Thursday, July 28, 2011
A mountain of biscuits

Okay, so if you're American, you'd call them cookies, but here we call them biscuits. At least in this house we do, aside from when they are being eaten by the Cookie Monster, according to Alex.

One of the blogs I read is Frills In the Hills and a couple of years ago, she posted about a biscuit recipe she had tried with her children. It makes a whopping 120 biscuits, but she had made larger ones and managed to get about 60 out of the recipe.

I don't know whether I have mentioned it before, but the preschool that Alex attends is nut-free, egg-free and seafood-free. Sure makes making lunches difficult. It also makes it hard for me to bake things for the teachers. So here's where this recipe came in. It's egg-free! Usually I just make shortbread for the teachers as that is egg-free but now I have another recipe that is egg-free and I wanted to try it.

I made the recipe with all 5 cups of self raising flour. I didn't want 120 tiny biscuits so I made what I thought were large ones, thinking I would end up with about 60 or so biscuits. A manageable number. However, oh no.. 95 biscuits later...

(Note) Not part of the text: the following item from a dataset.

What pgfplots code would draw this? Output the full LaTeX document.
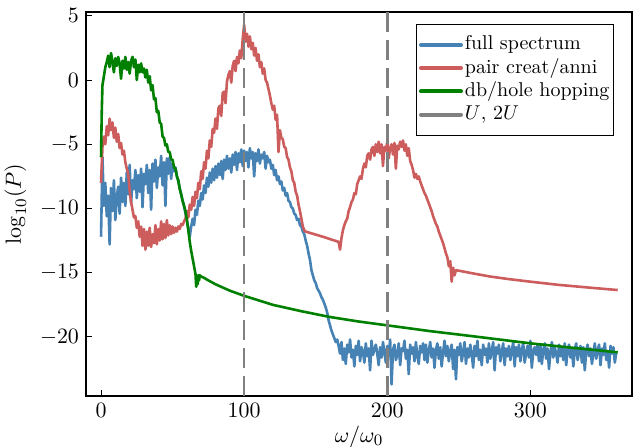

I split the dough into 1 separate batches and flavoured them separately:
1. I rolled 1 match into little balls and used the back of a knife to press a hole into each ball. I filled the holes with lightly warmed raspberry jam
2. I added 1 tablespoon of cocoa and 2 tablespoons of peanut butter into this batch and mixed well. I then rolled into balls and pressed them out lightly with a fork. Obviously this batch is not intended for school!
3. I rolled this batch into little balls and pressed a smartie into each one. The leftover dough when I ran out of smarties was simply rolled into balls, pressed lightly and sprinkled with cinnamon.

For those of you needing to send your creations to a nut-free school, bake your nut ones last so that you're not baking the nut-free ones on contaminated trays.

They were surprisingly delicious. Next time I make them, I'll be making a batch with shredded coconut and raisins, I think, and maybe another with chocolate chips.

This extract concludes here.